On Tuesday evening I attended a lecture by Lydia Davis, an award winning writer whose published work includes short stories, essays, novels, and translations of a number of classics including Madame Bovary. Davis’s lecture was titled, ” Thirty Recommendations for Good Writing Practice.” Whenever I listen to published writers speak about their process and practice, I look for two things: nuggets that will help me with my own writing, and ideas that will sharpen my teaching or enhance the workshop experience for young writers.
Much of what Davis said has been said before, by every writer I’ve ever heard speak. There are some non-negotiables for all writers. Writing often and reading good writing are at the heart of of Davis’s writing life, just as they are for all writers.

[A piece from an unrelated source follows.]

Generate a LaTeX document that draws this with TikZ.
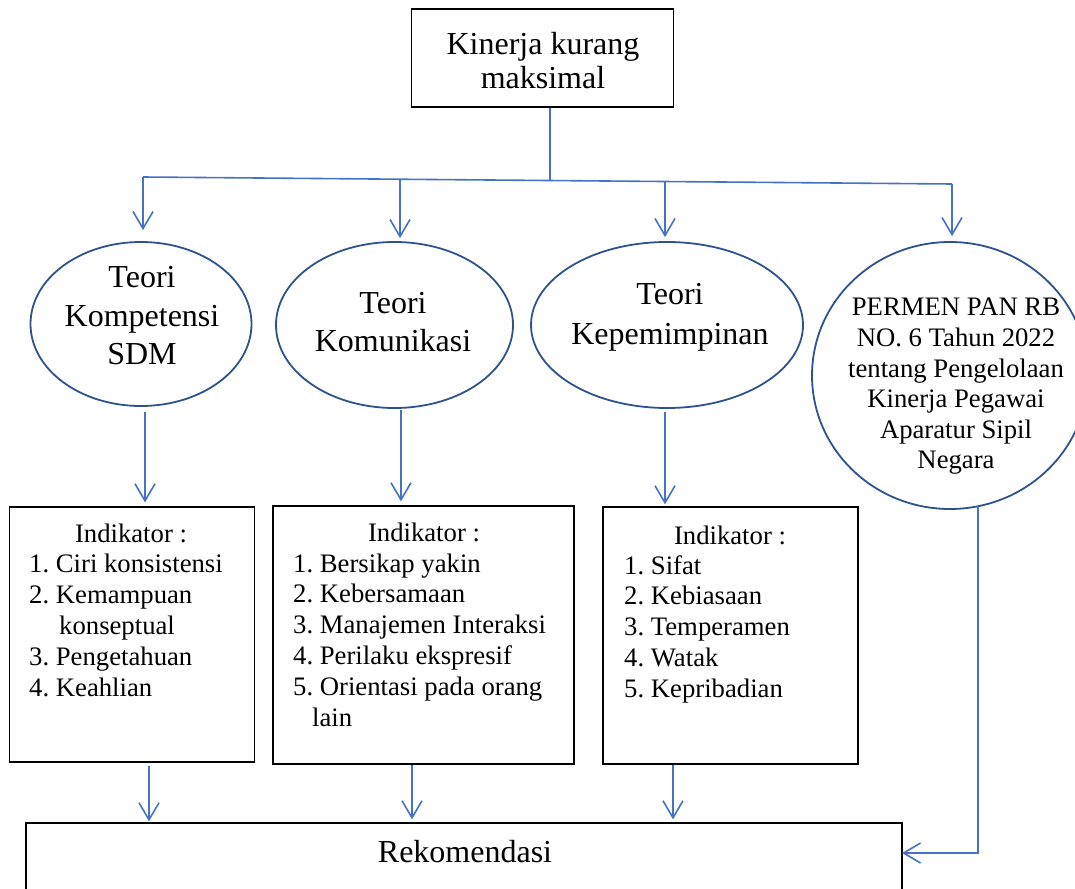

But she had a few tips that were new to me, and got me thinking about my writing and possibilities for workshop time.
- Take notes constantly, Davis encouraged us. We all know that keeping our notebooks close is good practice, because ideas come to us at unexpected times, and if we don’t write them down, we often lose them. Davis’s point was not only to keep the notebook close so that we capture ideas as they come, but to use the notebook consciously to practice and sharpen our power of observation.
- Take public transportation and bring your notebook along. As Davis pointed out, if our hands aren’t on the steering wheel, they are free to write. More importantly, the experience of being among strangers and observing and recording what we see, hear, smell and feel is good writing practice.

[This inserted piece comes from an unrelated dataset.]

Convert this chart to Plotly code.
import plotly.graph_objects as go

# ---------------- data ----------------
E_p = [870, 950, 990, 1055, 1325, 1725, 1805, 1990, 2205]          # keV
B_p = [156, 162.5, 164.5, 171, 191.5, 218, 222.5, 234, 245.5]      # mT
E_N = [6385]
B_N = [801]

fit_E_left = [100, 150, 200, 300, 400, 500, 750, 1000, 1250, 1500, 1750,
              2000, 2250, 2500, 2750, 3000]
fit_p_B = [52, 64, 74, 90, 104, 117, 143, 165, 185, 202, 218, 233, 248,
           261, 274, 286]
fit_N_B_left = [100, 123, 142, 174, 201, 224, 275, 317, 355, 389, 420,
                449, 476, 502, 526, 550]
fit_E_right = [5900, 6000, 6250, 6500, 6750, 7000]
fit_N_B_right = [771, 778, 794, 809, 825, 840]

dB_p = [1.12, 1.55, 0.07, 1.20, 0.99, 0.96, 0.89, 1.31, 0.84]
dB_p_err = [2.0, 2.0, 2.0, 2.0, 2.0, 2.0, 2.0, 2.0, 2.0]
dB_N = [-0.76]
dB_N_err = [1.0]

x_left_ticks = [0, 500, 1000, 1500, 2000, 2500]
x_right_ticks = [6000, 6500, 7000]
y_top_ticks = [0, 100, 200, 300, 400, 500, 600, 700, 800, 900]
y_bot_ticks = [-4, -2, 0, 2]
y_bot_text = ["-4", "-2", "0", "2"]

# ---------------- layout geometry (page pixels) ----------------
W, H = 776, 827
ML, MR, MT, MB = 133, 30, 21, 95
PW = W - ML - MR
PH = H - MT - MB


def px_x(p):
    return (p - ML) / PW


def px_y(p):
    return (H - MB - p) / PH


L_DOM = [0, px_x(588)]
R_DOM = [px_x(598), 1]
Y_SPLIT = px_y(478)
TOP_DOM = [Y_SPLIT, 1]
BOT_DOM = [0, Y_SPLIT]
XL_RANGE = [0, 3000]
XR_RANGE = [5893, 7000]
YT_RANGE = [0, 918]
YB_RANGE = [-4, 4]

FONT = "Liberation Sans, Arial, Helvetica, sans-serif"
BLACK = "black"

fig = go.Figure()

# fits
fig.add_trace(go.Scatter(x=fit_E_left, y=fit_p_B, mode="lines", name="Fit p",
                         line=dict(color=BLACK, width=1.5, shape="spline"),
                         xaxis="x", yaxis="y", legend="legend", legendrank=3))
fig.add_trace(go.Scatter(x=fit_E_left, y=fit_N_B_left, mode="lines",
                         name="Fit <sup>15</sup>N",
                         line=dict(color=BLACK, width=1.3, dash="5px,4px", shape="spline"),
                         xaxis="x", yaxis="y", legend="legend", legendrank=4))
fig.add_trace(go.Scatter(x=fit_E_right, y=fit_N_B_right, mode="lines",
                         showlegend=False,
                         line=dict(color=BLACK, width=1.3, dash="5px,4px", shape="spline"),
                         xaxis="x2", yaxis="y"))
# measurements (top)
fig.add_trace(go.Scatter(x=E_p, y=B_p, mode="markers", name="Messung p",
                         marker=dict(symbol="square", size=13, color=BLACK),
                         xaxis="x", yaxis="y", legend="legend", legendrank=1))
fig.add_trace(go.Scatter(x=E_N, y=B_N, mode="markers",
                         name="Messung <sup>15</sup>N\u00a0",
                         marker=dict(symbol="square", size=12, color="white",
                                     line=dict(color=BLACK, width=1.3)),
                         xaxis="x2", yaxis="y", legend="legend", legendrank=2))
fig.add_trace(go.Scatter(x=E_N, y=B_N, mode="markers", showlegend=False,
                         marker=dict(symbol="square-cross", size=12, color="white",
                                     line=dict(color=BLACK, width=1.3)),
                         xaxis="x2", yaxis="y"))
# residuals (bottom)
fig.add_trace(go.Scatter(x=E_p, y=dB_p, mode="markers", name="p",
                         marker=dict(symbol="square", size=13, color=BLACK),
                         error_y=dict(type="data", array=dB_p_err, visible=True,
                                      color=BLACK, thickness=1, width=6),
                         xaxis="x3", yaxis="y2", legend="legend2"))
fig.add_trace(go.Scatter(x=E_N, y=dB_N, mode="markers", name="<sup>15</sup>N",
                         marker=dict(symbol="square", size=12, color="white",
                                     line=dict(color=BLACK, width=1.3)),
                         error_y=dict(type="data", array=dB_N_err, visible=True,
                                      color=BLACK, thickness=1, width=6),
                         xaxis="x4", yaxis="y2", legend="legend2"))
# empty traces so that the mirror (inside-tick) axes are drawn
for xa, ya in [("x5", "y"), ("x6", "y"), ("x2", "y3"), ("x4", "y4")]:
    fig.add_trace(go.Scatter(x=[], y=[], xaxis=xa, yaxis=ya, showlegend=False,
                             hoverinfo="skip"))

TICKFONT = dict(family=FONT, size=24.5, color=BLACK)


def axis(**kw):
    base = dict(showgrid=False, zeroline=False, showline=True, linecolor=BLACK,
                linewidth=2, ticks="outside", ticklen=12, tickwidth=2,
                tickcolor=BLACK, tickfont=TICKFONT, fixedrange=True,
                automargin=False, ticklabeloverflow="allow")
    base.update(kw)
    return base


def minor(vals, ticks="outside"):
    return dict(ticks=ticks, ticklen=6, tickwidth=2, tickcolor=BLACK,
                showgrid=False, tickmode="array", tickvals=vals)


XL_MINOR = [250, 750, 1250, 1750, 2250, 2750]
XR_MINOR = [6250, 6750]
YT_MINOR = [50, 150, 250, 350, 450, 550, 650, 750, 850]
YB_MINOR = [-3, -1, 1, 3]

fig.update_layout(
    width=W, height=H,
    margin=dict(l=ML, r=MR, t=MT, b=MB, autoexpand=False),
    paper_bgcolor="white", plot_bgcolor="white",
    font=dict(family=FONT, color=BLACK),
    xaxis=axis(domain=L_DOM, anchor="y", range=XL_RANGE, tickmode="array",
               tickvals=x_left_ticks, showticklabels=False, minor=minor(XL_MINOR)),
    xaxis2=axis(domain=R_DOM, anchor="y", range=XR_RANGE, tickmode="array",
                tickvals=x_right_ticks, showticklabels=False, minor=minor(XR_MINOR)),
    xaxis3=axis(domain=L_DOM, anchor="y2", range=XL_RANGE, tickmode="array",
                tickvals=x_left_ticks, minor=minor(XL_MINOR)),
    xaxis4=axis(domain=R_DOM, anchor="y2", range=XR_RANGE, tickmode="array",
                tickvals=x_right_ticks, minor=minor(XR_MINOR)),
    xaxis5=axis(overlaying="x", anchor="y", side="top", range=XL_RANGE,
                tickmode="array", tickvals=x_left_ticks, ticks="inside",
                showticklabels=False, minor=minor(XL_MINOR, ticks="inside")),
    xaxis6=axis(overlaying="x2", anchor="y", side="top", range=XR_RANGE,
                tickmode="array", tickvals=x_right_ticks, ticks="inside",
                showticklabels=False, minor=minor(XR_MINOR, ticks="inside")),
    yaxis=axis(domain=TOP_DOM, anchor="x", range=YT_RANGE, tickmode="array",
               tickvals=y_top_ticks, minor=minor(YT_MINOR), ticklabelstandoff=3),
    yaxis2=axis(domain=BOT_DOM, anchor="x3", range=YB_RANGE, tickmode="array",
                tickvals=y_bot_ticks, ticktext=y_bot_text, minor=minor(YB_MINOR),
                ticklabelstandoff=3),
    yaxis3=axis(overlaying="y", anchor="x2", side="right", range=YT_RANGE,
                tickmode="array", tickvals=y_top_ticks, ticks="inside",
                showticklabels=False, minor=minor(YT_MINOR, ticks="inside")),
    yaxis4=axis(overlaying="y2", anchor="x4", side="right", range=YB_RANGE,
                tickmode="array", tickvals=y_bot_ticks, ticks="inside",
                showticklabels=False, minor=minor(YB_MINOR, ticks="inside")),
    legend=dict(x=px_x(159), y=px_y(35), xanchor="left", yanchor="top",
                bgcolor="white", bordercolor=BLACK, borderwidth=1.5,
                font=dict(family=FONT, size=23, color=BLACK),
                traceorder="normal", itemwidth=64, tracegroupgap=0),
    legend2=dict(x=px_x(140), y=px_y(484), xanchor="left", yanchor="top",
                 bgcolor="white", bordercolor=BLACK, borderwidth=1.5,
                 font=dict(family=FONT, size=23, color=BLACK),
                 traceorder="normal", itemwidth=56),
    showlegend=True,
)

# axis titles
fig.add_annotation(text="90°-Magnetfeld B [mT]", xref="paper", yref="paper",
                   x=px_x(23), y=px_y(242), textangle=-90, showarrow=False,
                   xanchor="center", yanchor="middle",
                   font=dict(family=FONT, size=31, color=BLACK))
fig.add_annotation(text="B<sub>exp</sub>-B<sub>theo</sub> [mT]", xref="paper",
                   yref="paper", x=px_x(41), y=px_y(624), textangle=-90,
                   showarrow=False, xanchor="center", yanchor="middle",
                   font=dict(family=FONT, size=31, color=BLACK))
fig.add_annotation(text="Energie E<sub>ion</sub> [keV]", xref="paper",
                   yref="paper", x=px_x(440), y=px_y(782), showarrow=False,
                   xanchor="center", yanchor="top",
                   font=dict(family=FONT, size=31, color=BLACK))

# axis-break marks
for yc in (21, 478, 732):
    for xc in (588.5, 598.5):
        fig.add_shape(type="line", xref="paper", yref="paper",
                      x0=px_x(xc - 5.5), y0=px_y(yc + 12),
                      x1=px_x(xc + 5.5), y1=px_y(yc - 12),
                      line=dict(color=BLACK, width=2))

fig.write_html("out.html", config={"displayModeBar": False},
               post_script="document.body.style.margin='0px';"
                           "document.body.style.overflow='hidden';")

- Listen to and record exact conversations in the notebook. By doing this, we study and learn authentic speech patterns. We notice that real conversation is often incoherent, that people often speak in fragments. Using our notebooks to record and study dialog will help us write authentic dialog in our stories.
- Consider growing/writing a story on the spot from an observation in the notebook. Davis is well known for short stories- flash fiction. She encouraged us to try developing an observation or overheard conversation into a brief story.
- Revise notes often. Look back regularly at notebook entries. Choose something and try writing it different ways-change a word, or the word order, for example.
- Leave a little bit of open time between when you finish writing and begin something else. Often, Davis said, ideas will continue to percolate in your brain, and it is important to create space for that to happen.